## Request
Give back all the data exactly, line by line.

## Source excerpt
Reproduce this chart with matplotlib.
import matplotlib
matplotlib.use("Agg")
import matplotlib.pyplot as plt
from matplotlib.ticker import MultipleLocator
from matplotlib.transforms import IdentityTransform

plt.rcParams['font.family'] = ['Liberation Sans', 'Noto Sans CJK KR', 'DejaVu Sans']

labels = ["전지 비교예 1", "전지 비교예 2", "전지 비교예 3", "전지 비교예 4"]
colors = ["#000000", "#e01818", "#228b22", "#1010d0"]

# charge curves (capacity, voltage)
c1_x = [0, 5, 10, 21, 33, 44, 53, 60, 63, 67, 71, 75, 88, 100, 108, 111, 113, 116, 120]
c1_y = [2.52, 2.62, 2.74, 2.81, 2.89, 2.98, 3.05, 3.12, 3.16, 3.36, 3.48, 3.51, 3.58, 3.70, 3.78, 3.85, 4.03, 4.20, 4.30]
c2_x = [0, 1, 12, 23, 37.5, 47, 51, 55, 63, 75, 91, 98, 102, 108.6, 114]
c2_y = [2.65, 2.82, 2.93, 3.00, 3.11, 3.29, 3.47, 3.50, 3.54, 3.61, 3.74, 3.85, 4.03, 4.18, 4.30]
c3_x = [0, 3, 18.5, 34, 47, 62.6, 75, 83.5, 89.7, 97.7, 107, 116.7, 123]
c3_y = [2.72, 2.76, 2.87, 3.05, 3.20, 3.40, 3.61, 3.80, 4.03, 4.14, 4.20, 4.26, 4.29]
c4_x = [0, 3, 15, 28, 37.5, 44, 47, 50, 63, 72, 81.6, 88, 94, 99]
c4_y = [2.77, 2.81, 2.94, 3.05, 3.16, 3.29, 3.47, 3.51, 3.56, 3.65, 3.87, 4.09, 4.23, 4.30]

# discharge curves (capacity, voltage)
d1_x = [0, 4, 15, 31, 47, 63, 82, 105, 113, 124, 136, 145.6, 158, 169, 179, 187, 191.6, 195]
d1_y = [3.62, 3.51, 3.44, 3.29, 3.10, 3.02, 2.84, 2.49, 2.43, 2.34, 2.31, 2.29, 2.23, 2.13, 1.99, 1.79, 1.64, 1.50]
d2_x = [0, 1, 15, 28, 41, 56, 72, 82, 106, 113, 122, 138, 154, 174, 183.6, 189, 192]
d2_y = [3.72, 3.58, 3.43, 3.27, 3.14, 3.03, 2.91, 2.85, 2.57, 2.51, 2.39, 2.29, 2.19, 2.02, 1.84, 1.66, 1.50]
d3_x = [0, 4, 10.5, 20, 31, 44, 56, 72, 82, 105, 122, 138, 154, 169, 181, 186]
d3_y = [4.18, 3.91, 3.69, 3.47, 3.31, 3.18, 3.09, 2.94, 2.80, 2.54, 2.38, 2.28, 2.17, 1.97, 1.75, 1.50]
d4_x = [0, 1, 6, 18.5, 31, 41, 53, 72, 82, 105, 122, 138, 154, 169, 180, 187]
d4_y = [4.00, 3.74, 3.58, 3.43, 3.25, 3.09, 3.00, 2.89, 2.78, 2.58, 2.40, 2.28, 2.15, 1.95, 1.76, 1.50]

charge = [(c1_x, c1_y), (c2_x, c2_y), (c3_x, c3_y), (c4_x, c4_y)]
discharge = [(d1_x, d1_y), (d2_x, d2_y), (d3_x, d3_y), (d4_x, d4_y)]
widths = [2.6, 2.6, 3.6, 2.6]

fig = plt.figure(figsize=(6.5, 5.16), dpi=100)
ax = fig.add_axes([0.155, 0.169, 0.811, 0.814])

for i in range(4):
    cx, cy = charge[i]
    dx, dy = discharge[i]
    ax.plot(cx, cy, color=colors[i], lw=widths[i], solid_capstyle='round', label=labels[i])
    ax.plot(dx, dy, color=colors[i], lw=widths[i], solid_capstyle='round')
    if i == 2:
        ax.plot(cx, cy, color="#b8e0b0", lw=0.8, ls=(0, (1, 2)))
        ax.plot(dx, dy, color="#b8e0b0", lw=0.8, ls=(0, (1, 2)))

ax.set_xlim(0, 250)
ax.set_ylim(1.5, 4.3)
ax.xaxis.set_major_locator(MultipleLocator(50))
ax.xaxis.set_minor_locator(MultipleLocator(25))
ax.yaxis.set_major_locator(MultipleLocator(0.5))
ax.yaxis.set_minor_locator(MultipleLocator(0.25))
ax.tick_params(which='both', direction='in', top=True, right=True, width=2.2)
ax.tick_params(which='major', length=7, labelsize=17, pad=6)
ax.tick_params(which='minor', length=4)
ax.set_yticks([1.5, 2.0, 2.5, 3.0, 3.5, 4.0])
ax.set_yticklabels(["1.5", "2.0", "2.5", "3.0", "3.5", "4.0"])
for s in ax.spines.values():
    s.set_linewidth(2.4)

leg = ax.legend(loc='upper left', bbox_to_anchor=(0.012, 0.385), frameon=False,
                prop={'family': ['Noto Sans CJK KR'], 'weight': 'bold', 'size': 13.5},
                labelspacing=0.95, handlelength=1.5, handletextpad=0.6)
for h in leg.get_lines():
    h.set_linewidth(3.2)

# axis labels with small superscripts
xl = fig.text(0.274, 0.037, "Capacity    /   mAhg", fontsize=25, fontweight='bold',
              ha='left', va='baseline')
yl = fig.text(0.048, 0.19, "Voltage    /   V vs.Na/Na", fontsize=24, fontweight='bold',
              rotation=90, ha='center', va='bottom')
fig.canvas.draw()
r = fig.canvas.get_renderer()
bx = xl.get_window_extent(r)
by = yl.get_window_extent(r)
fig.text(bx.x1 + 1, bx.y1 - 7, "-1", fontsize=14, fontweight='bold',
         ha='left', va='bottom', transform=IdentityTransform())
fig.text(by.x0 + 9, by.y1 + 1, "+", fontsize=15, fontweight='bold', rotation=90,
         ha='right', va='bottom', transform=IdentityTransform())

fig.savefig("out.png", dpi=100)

## Final result
Reproduce this chart with matplotlib.
import matplotlib
matplotlib.use("Agg")
import matplotlib.pyplot as plt
from matplotlib.ticker import MultipleLocator
from matplotlib.transforms import IdentityTransform

plt.rcParams['font.family'] = ['Liberation Sans', 'Noto Sans CJK KR', 'DejaVu Sans']

labels = ["전지 비교예 1", "전지 비교예 2", "전지 비교예 3", "전지 비교예 4"]
colors = ["#000000", "#e01818", "#228b22", "#1010d0"]

# charge curves (capacity, voltage)
c1_x = [0, 5, 10, 21, 33, 44, 53, 60, 63, 67, 71, 75, 88, 100, 108, 111, 113, 116, 120]
c1_y = [2.52, 2.62, 2.74, 2.81, 2.89, 2.98, 3.05, 3.12, 3.16, 3.36, 3.48, 3.51, 3.58, 3.70, 3.78, 3.85, 4.03, 4.20, 4.30]
c2_x = [0, 1, 12, 23, 37.5, 47, 51, 55, 63, 75, 91, 98, 102, 108.6, 114]
c2_y = [2.65, 2.82, 2.93, 3.00, 3.11, 3.29, 3.47, 3.50, 3.54, 3.61, 3.74, 3.85, 4.03, 4.18, 4.30]
c3_x = [0, 3, 18.5, 34, 47, 62.6, 75, 83.5, 89.7, 97.7, 107, 116.7, 123]
c3_y = [2.72, 2.76, 2.87, 3.05, 3.20, 3.40, 3.61, 3.80, 4.03, 4.14, 4.20, 4.26, 4.29]
c4_x = [0, 3, 15, 28, 37.5, 44, 47, 50, 63, 72, 81.6, 88, 94, 99]
c4_y = [2.77, 2.81, 2.94, 3.05, 3.16, 3.29, 3.47, 3.51, 3.56, 3.65, 3.87, 4.09, 4.23, 4.30]

# discharge curves (capacity, voltage)
d1_x = [0, 4, 15, 31, 47, 63, 82, 105, 113, 124, 136, 145.6, 158, 169, 179, 187, 191.6, 195]
d1_y = [3.62, 3.51, 3.44, 3.29, 3.10, 3.02, 2.84, 2.49, 2.43, 2.34, 2.31, 2.29, 2.23, 2.13, 1.99, 1.79, 1.64, 1.50]
d2_x = [0, 1, 15, 28, 41, 56, 72, 82, 106, 113, 122, 138, 154, 174, 183.6, 189, 192]
d2_y = [3.72, 3.58, 3.43, 3.27, 3.14, 3.03, 2.91, 2.85, 2.57, 2.51, 2.39, 2.29, 2.19, 2.02, 1.84, 1.66, 1.50]
d3_x = [0, 4, 10.5, 20, 31, 44, 56, 72, 82, 105, 122, 138, 154, 169, 181, 186]
d3_y = [4.18, 3.91, 3.69, 3.47, 3.31, 3.18, 3.09, 2.94, 2.80, 2.54, 2.38, 2.28, 2.17, 1.97, 1.75, 1.50]
d4_x = [0, 1, 6, 18.5, 31, 41, 53, 72, 82, 105, 122, 138, 154, 169, 180, 187]
d4_y = [4.00, 3.74, 3.58, 3.43, 3.25, 3.09, 3.00, 2.89, 2.78, 2.58, 2.40, 2.28, 2.15, 1.95, 1.76, 1.50]

charge = [(c1_x, c1_y), (c2_x, c2_y), (c3_x, c3_y), (c4_x, c4_y)]
discharge = [(d1_x, d1_y), (d2_x, d2_y), (d3_x, d3_y), (d4_x, d4_y)]
widths = [2.6, 2.6, 3.6, 2.6]

fig = plt.figure(figsize=(6.5, 5.16), dpi=100)
ax = fig.add_axes([0.155, 0.169, 0.811, 0.814])

for i in range(4):
    cx, cy = charge[i]
    dx, dy = discharge[i]
    ax.plot(cx, cy, color=colors[i], lw=widths[i], solid_capstyle='round', label=labels[i])
    ax.plot(dx, dy, color=colors[i], lw=widths[i], solid_capstyle='round')
    if i == 2:
        ax.plot(cx, cy, color="#b8e0b0", lw=0.8, ls=(0, (1, 2)))
        ax.plot(dx, dy, color="#b8e0b0", lw=0.8, ls=(0, (1, 2)))

ax.set_xlim(0, 250)
ax.set_ylim(1.5, 4.3)
ax.xaxis.set_major_locator(MultipleLocator(50))
ax.xaxis.set_minor_locator(MultipleLocator(25))
ax.yaxis.set_major_locator(MultipleLocator(0.5))
ax.yaxis.set_minor_locator(MultipleLocator(0.25))
ax.tick_params(which='both', direction='in', top=True, right=True, width=2.2)
ax.tick_params(which='major', length=7, labelsize=17, pad=6)
ax.tick_params(which='minor', length=4)
ax.set_yticks([1.5, 2.0, 2.5, 3.0, 3.5, 4.0])
ax.set_yticklabels(["1.5", "2.0", "2.5", "3.0", "3.5", "4.0"])
for s in ax.spines.values():
    s.set_linewidth(2.4)

leg = ax.legend(loc='upper left', bbox_to_anchor=(0.012, 0.385), frameon=False,
                prop={'family': ['Noto Sans CJK KR'], 'weight': 'bold', 'size': 13.5},
                labelspacing=0.95, handlelength=1.5, handletextpad=0.6)
for h in leg.get_lines():
    h.set_linewidth(3.2)

# axis labels with small superscripts
xl = fig.text(0.274, 0.037, "Capacity    /   mAhg", fontsize=25, fontweight='bold',
              ha='left', va='baseline')
yl = fig.text(0.048, 0.19, "Voltage    /   V vs.Na/Na", fontsize=24, fontweight='bold',
              rotation=90, ha='center', va='bottom')
fig.canvas.draw()
r = fig.canvas.get_renderer()
bx = xl.get_window_extent(r)
by = yl.get_window_extent(r)
fig.text(bx.x1 + 1, bx.y1 - 7, "-1", fontsize=14, fontweight='bold',
         ha='left', va='bottom', transform=IdentityTransform())
fig.text(by.x0 + 9, by.y1 + 1, "+", fontsize=15, fontweight='bold', rotation=90,
         ha='right', va='bottom', transform=IdentityTransform())

fig.savefig("out.png", dpi=100)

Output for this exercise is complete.